* **Exercise instructions**: Return exactly, please, the lines that run from the line with "What matplotlib code" to the line with "from matplotlib.ticker import", ends included, and omit all pictures.

— start Extracted data —

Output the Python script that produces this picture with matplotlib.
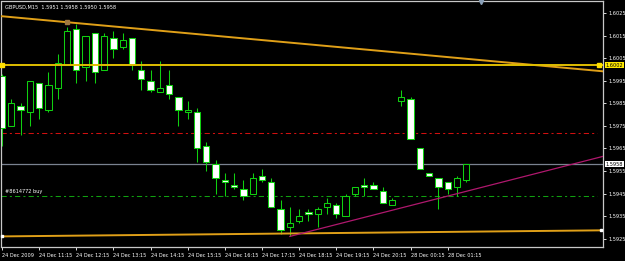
import numpy as np
import matplotlib
matplotlib.use("Agg")
import matplotlib.pyplot as plt

# GBPUSD M15 bars, first bar = 24 Dec 2009 10:15
opens = [1.5997, 1.5975, 1.5984, 1.5981, 1.5994, 1.5982, 1.5992, 1.6002, 1.6018, 1.6001,
         1.6016, 1.6000, 1.6014, 1.6010, 1.6014, 1.6000, 1.5995, 1.5990, 1.5993, 1.5988,
         1.5981, 1.5981, 1.5966, 1.5958, 1.5951, 1.5949, 1.5947, 1.5945, 1.5953, 1.5950,
         1.5938, 1.5930, 1.5933, 1.5937, 1.5936, 1.5939, 1.5940, 1.5935, 1.5945, 1.5949,
         1.5949, 1.5946, 1.5940, 1.5986, 1.5987, 1.5965, 1.5954, 1.5952, 1.5950, 1.5948,
         1.5951]
highs = [1.5998, 1.5987, 1.5985, 1.5995, 1.5994, 1.5999, 1.6007, 1.6019, 1.6020, 1.6015,
         1.6016, 1.6016, 1.6017, 1.6016, 1.6014, 1.6004, 1.6000, 1.6004, 1.6000, 1.5988,
         1.5986, 1.5983, 1.5968, 1.5960, 1.5954, 1.5954, 1.5951, 1.5954, 1.5956, 1.5952,
         1.5942, 1.5939, 1.5938, 1.5938, 1.5939, 1.5943, 1.5941, 1.5945, 1.5948, 1.5952,
         1.5950, 1.5948, 1.5943, 1.5991, 1.5988, 1.5965, 1.5954, 1.5952, 1.5950, 1.5953,
         1.5958]
lows = [1.5966, 1.5975, 1.5971, 1.5975, 1.5978, 1.5981, 1.5987, 1.6002, 1.5994, 1.5995,
        1.5994, 1.6000, 1.6005, 1.6009, 1.6000, 1.5991, 1.5990, 1.5990, 1.5987, 1.5975,
        1.5978, 1.5959, 1.5955, 1.5945, 1.5944, 1.5947, 1.5942, 1.5945, 1.5950, 1.5939,
        1.5927, 1.5926, 1.5932, 1.5933, 1.5930, 1.5936, 1.5934, 1.5935, 1.5944, 1.5944,
        1.5947, 1.5941, 1.5940, 1.5984, 1.5969, 1.5956, 1.5953, 1.5938, 1.5945, 1.5944,
        1.5950]
closes = [1.5974, 1.5985, 1.5982, 1.5995, 1.5983, 1.5993, 1.6003, 1.6017, 1.6000, 1.6015,
          1.5999, 1.6015, 1.6009, 1.6013, 1.6002, 1.5996, 1.5991, 1.5992, 1.5989, 1.5982,
          1.5982, 1.5965, 1.5959, 1.5952, 1.5950, 1.5948, 1.5944, 1.5952, 1.5951, 1.5939,
          1.5929, 1.5932, 1.5935, 1.5936, 1.5938, 1.5941, 1.5936, 1.5944, 1.5948, 1.5948,
          1.5947, 1.5941, 1.5942, 1.5988, 1.5969, 1.5956, 1.5953, 1.5948, 1.5947, 1.5952,
          1.5958]

time_ticks = [0, 4, 8, 12, 16, 20, 24, 28, 32, 36, 40, 44, 48]
time_labels = ["24 Dec 2009", "24 Dec 11:15", "24 Dec 12:15", "24 Dec 13:15", "24 Dec 14:15",
               "24 Dec 15:15", "24 Dec 16:15", "24 Dec 17:15", "24 Dec 18:15", "24 Dec 19:15",
               "24 Dec 20:15", "28 Dec 00:15", "28 Dec 01:15"]
price_ticks = [1.6025, 1.6015, 1.6005, 1.5995, 1.5985, 1.5975, 1.5965, 1.5955, 1.5945, 1.5935, 1.5925]

hline_level = 1.6002     # yellow horizontal line
tp_level = 1.5972        # red dash-dot
bid_level = 1.5958       # grey bid line
order_level = 1.5944     # green order line
order_label = "#8614772 buy"
header = "GBPUSD,M15  1.5951 1.5958 1.5950 1.5958"

# trend lines as (bar, price) anchor pairs
top_trend = [(7, 1.6021), (60, 1.6001)]
bottom_trend = [(0, 1.5926), (60, 1.59285)]
pink_trend = [(31, 1.5926), (50, 1.5946)]

o = np.array(opens); h = np.array(highs); l = np.array(lows); c = np.array(closes)
x = np.arange(len(o))
XMIN, XMAX = -0.05, 64.72
YMIN, YMAX = 1.59213, 1.60304

fig = plt.figure(figsize=(6.25, 2.61), dpi=100, facecolor="black")
ax = fig.add_axes([1.5 / 625, 14 / 261, 601.5 / 625, 246 / 261])
ax.set_facecolor("black")
ax.set_xlim(XMIN, XMAX)
ax.set_ylim(YMIN, YMAX)

green = "#10D010"
# horizontal levels (behind candles)
dd = (0, (5, 3, 2, 3))
ax.axhline(tp_level, xmax=0.99, color="#D01010", lw=0.75, linestyle=dd, zorder=1)
ax.axhline(order_level, xmax=0.99, color="#10A010", lw=0.75, linestyle=dd, zorder=1)
ax.axhline(bid_level, color="#7A8290", lw=0.9, zorder=1)
ax.text(0.006, order_level + 0.00006, order_label, color="white", fontsize=3.6, va="bottom",
        transform=ax.get_yaxis_transform(), zorder=4)

# candles
ax.vlines(x, l, h, color=green, lw=0.75, zorder=2)
bull = c >= o
body_lo = np.minimum(o, c)
body_h = np.maximum(np.abs(c - o), 0.00003)
ax.bar(x, body_h, bottom=body_lo, width=0.68, color=np.where(bull, "black", "white"),
       edgecolor=green, linewidth=0.75, zorder=3)

# trend lines
def ray(points, x0, x1):
    (xa, ya), (xb, yb) = points
    k = (yb - ya) / (xb - xa)
    return [x0, x1], [ya + k * (x0 - xa), ya + k * (x1 - xa)]

xs, ys = ray(top_trend, XMIN, XMAX)
ax.plot(xs, ys, color="#E0A018", lw=1.4, zorder=4)
ax.plot(*top_trend[0], marker="s", ms=2.5, color="#A07840", zorder=5)
xs, ys = ray(bottom_trend, XMIN, XMAX)
ax.plot(xs, ys, color="#E0A018", lw=1.4, zorder=4)
ax.plot([0.05, XMAX - 0.2], [bottom_trend[0][1], ys[1]], "s", ms=2, color="white",
        linestyle="none", zorder=5, clip_on=False)
xs, ys = ray(pink_trend, pink_trend[0][0], XMAX)
ax.plot(xs, ys, color="#B0186E", lw=0.9, zorder=4)
ax.axhline(hline_level, color="#E0BE00", lw=1.4, zorder=4)
ax.plot([0.05, XMAX - 0.4], [hline_level, hline_level], "s", ms=2.5, color="#FFE000",
        linestyle="none", zorder=5, clip_on=False)

# frame and axes
for s in ax.spines.values():
    s.set_color("#C8C8C8")
    s.set_linewidth(0.9)
ax.yaxis.tick_right()
ax.set_yticks(price_ticks)
ax.set_yticklabels([f"{p:.4f}" for p in price_ticks])
ax.set_xticks(time_ticks)
ax.set_xticklabels(time_labels)
for lab in ax.get_xticklabels():
    lab.set_ha("left")
ax.tick_params(colors="white", labelsize=3.6, length=2.5, width=0.6, pad=1.5)
ax.tick_params(axis="x", pad=2)

# price boxes on axis
ytr = ax.get_yaxis_transform()
ax.text(1.004, hline_level, f"{hline_level:.4f}", transform=ytr, fontsize=3.6, color="black",
        va="center", ha="left", zorder=6, clip_on=False,
        bbox=dict(boxstyle="square,pad=0.15", fc="#FFE800", ec="none"))
ax.text(1.004, bid_level, f"{bid_level:.4f}", transform=ytr, fontsize=3.6, color="black",
        va="center", ha="left", zorder=6, clip_on=False,
        bbox=dict(boxstyle="square,pad=0.15", fc="white", ec="none"))

ax.text(0.005, 0.985, header, transform=ax.transAxes, color="white", fontsize=3.6,
        va="top", ha="left", zorder=6)
ax.plot([0.797], [0.995], marker="v", ms=3, color="#8AA0B8", transform=ax.transAxes,
        clip_on=False, zorder=6)

fig.savefig("out.png", dpi=100, facecolor="black")
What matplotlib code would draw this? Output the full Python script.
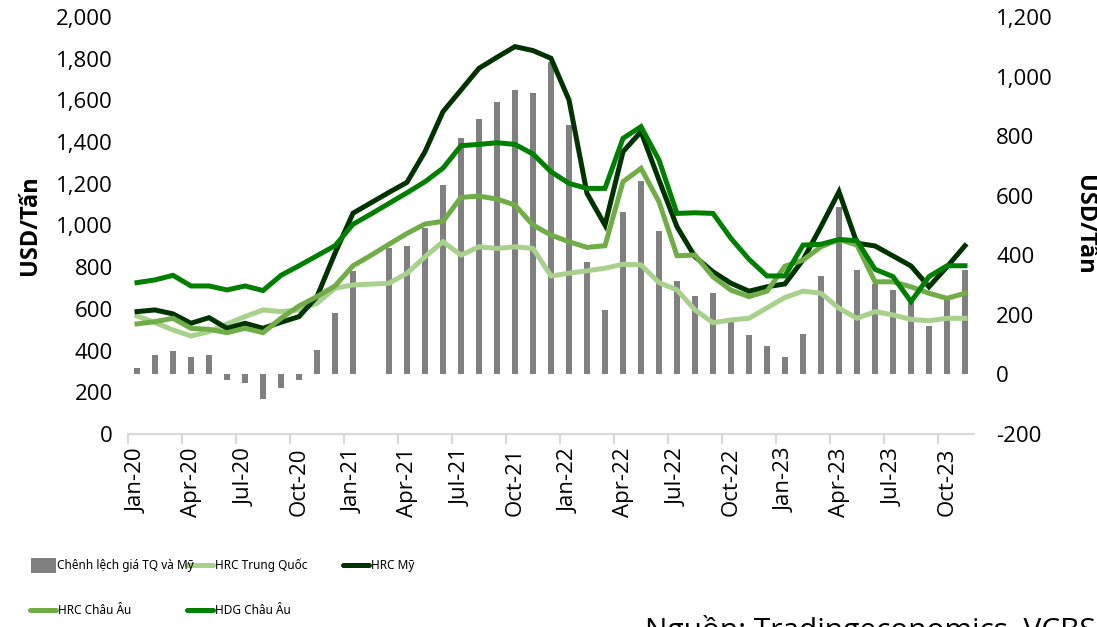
import numpy as np
import pandas as pd
import matplotlib
matplotlib.use('Agg')
import matplotlib.pyplot as plt
from matplotlib.lines import Line2D
from matplotlib.patches import Rectangle
from matplotlib.ticker import FuncFormatter, FixedLocator

# --- Data (USD/tan), Jan-20 .. Nov-23 ---
months = pd.date_range("2020-01-01", periods=47, freq="MS")
tick_labels = ["Jan-20", "Apr-20", "Jul-20", "Oct-20", "Jan-21", "Apr-21", "Jul-21", "Oct-21",
               "Jan-22", "Apr-22", "Jul-22", "Oct-22", "Jan-23", "Apr-23", "Jul-23", "Oct-23"]

spread = [21, 66, 77, 59, 66, -18, -28, -83, -46, -18, 81, 207, 347, np.nan, 424, 432,
          491, 637, 795, 859, 915, 955, 946, 1050, 838, 376, 216, 545, 651, 480, 312, 262,
          274, 178, 131, 94, 58, 135, 332, 561, 351, 305, 282, 245, 161, 250, 351]
hrc_cn = [566, 534, 499, 470, 491, 528, 563, 595, 587, 595, 627, 699, 715, np.nan, 723, 771,
          850, 922, 858, 898, 890, 898, 890, 758, 771, 783, 795, 814, 811, 726, 691, 595,
          534, 547, 555, 605, 655, 685, 675, 603, 555, 587, 571, 550, 543, 555, 555]
hrc_us = [587, 595, 576, 531, 558, 507, 531, 507, 536, 563, 659, 867, 1059, 1109, 1159, 1207,
          1354, 1546, 1650, 1754, 1807, 1858, 1839, 1802, 1602, 1154, 1002, 1354, 1450, 1218, 994, 850,
          778, 723, 685, 706, 720, 835, 995, 1162, 915, 902, 854, 806, 706, 802, 903]
hrc_eu = [528, 539, 555, 507, 502, 486, 507, 486, 555, 614, 659, 710, 807, 857, 910, 962,
          1007, 1020, 1135, 1141, 1127, 1098, 1002, 954, 922, 895, 903, 1210, 1274, 1114, 855, 858,
          754, 690, 659, 685, 805, 834, 898, 933, 906, 730, 730, 706, 675, 651, 675]
hdg_eu = [726, 739, 761, 710, 710, 691, 710, 688, 761, 807, 855, 903, 1006, 1055, 1106, 1157,
          1210, 1275, 1383, 1389, 1397, 1389, 1343, 1258, 1202, 1178, 1178, 1418, 1474, 1314, 1058, 1061,
          1058, 938, 838, 758, 758, 906, 910, 933, 927, 790, 755, 635, 755, 807, 807]

C_BAR = "#808080"
C_CN = "#A9D18E"
C_US = "#003300"
C_EU = "#70AD47"
C_HDG = "#008000"

plt.rcParams['font.family'] = ['Open Sans', 'DejaVu Sans']

W, H = 1097, 627
fig = plt.figure(figsize=(W / 100, H / 100), dpi=100)


def px(x, y):
    return x / W, 1 - y / H


ax = fig.add_axes([128 / W, 1 - 434 / H, (974 - 128) / W, (434 - 17) / H])
ax2 = ax.twinx()

x = np.arange(len(months))
ax2.bar(x, spread, width=0.3, color=C_BAR)

lw = 3.6
cn = np.array(hrc_cn, dtype=float)
ok = ~np.isnan(cn)
ax.plot(x[ok], cn[ok], color=C_CN, lw=lw, solid_joinstyle='miter')
ax.plot(x, hrc_us, color=C_US, lw=lw, solid_joinstyle='miter')
ax.plot(x, hrc_eu, color=C_EU, lw=lw, solid_joinstyle='miter')
ax.plot(x, hdg_eu, color=C_HDG, lw=lw, solid_joinstyle='miter')

ax.set_zorder(ax2.get_zorder() + 1)
ax.patch.set_visible(False)

ax.set_xlim(-0.5, len(months) - 0.5)
ax.set_ylim(0, 2000)
ax2.set_ylim(-200, 1200)

fmt = FuncFormatter(lambda v, _: f"{v:,.0f}")
ax.yaxis.set_major_locator(FixedLocator(np.arange(0, 2001, 200)))
ax2.yaxis.set_major_locator(FixedLocator(np.arange(-200, 1201, 200)))
ax.yaxis.set_major_formatter(fmt)
ax2.yaxis.set_major_formatter(fmt)
ax.tick_params(axis='y', length=0, pad=11, labelsize=16)
ax2.tick_params(axis='y', length=0, pad=16, labelsize=16)

ax.set_xticks(np.arange(0, len(months), 3))
ax.set_xticklabels(tick_labels, rotation=90)
ax.set_xticks(np.arange(-0.5, len(months) - 1, 3), minor=True)
ax.tick_params(axis='x', which='major', length=0, pad=10, labelsize=16)
ax.tick_params(axis='x', which='minor', length=7, width=1.5, color='#D9D9D9')

for s in ax.spines.values():
    s.set_visible(False)
for s in ax2.spines.values():
    s.set_visible(False)
ax.spines['bottom'].set_visible(True)
ax.spines['bottom'].set_color('#D9D9D9')
ax.spines['bottom'].set_linewidth(1.5)

fig.text(*px(30, 225), "USD/Tấn", rotation=90, ha='center', va='center',
         fontsize=17, fontweight='bold')
fig.text(*px(1084, 225), "USD/Tấn", rotation=270, ha='center', va='center',
         fontsize=17, fontweight='bold')

# --- legend (narrow text, as in the source image) ---
leg_font = dict(fontsize=8.5, fontstretch='extra-condensed',
                family=['Noto Sans ExtraCondensed', 'Noto Sans Condensed', 'DejaVu Sans Condensed',
                        'Noto Sans', 'DejaVu Sans'],
                va='center', ha='left')
x0, y0 = px(31, 573)
x1, y1 = px(56, 558)
fig.add_artist(Rectangle((x0, y0), x1 - x0, y1 - y0, transform=fig.transFigure,
                         color=C_BAR, lw=0))
fig.text(*px(57, 565), "Chênh lệch giá TQ và Mỹ", **leg_font)

entries = [(187, 565, C_CN, "HRC Trung Quốc"),
           (343, 565, C_US, "HRC Mỹ"),
           (30, 610, C_EU, "HRC Châu Âu"),
           (187, 610, C_HDG, "HDG Châu Âu")]
for lx, ly, col, lab in entries:
    xa, ya = px(lx, ly)
    xb, _ = px(lx + 26, ly)
    fig.add_artist(Line2D([xa, xb], [ya, ya], transform=fig.transFigure,
                          color=col, lw=3.6, solid_capstyle='round'))
    fig.text(*px(lx + 28, ly), lab, **leg_font)

fig.text(*px(645, 639), "Nguồn: Tradingeconomics, VCBS", ha='left', va='baseline', fontsize=21.5)

fig.savefig("out.png", dpi=100)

— end Extracted data —

* **In response**:
What matplotlib code would draw this? Output the full Python script.
import numpy as np
import pandas as pd
import matplotlib
matplotlib.use('Agg')
import matplotlib.pyplot as plt
from matplotlib.lines import Line2D
from matplotlib.patches import Rectangle
from matplotlib.ticker import FuncFormatter, FixedLocator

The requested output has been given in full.